Incentives yield positive results for young Grand Rapids film co.
by Jake LaDuke | Business Review Western Michigan
Thursday October 09, 2008, 8:00 AM
Even in the post-film-incentive Michigan, Dot&Cross is a different kind of business.
While other film-production companies are narrowing their range and fine tuning their specialization to become the best Flash animators or offer the best post-production editing, Dot&Cross is widening its scope. The Grand Rapids company wants to nurture projects from the infancy stage and sculpt them all the way through a final product. It considers its forte so-called integrated media.
"What we lovingly call 'integrated media' are things that combine all of the different kinds of mediums," said Santino Stoner, a development partner at Dot&Cross. "From film to print to Web ..., for cohesive integration, for projects that have a positive cultural impact."
Resist the temptation to call this business model idealistic. Several clients are worldwide moneymakers looking to take advantage of this part-film, part-problem-solving vision.
Using its integrated media approach, Dot&Cross has highlighted sustainability by producing video content for Grand Rapids-based office furniture manufacturer
Steelcase Inc. Another project was the development of several self-help books into multimedia campaigns, including one for New York Times best-selling author and frequent Oprah correspondent Marcus Buckingham's "The Truth About You".
Dot&Cross was started by four partners, two of whom are Michigan natives, who were no strangers to the challenges and frustrations of the film industry.
"We've been working together on different projects for the better part of a decade," said Stoner, who was born in Grand Rapids.
The group collectively decided they would form their own company and take on the projects they deemed as worthy causes to promote.
"We've all worked with a wide range of companies in the past, and these are the projects that get us up in the morning," Development Partner David Wenzel said.
"There's plenty of work out there with a lot of money behind it that isn't really moving the needle, that isn't really doing anything.
"There's a far fewer number of people who are willing to say, 'We're going to dedicate our business to really changing things.'"
By taking on more of a role in crafting each of its projects, they subsequently invest more resources with each project.
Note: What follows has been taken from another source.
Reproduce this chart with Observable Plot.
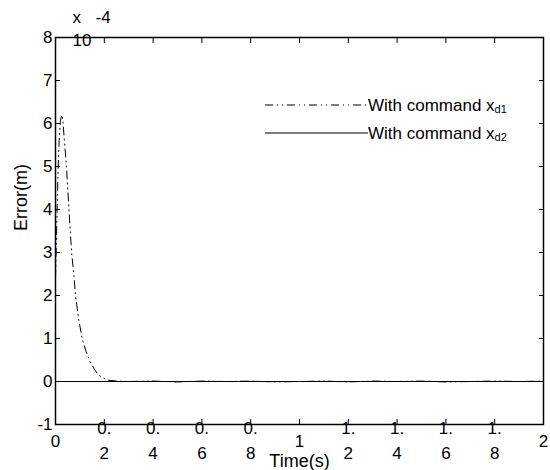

"It includes the creation of the entity, scripting, creative direction and crafting relationships with publishers, studios," Wenzel said. "All that stuff happens before we even pick up the camera."
As a result of the increase in demands for each project, Dot&Cross will occasionally contract out different aspects of production to manage the project as a whole.
"What is so important is that the context and the content, the medium and message come together and there's a synergy that happens there," Stoner said. "We try to inject something that will be fresh, because it's that freshness and that style that allows for that memorable experience."
Dot&Cross opened for business in April -- one month after the state's film-incentive legislation took effect. While the incentives are crucial in the startup of companies like Dot&Cross, there were many other factors behind the decision to stay in Michigan, said Michigan native Brett VanTil, managing partner.
The state's diverse landscapes, talent pool and reasonable cost of living all played a part in the decision to set up in Grand Rapids, VanTil said.
"The incentives make you think about some options that just weren't really there" before, he said. "It throws another positive onto the equation to make business models that weren't maybe possible before."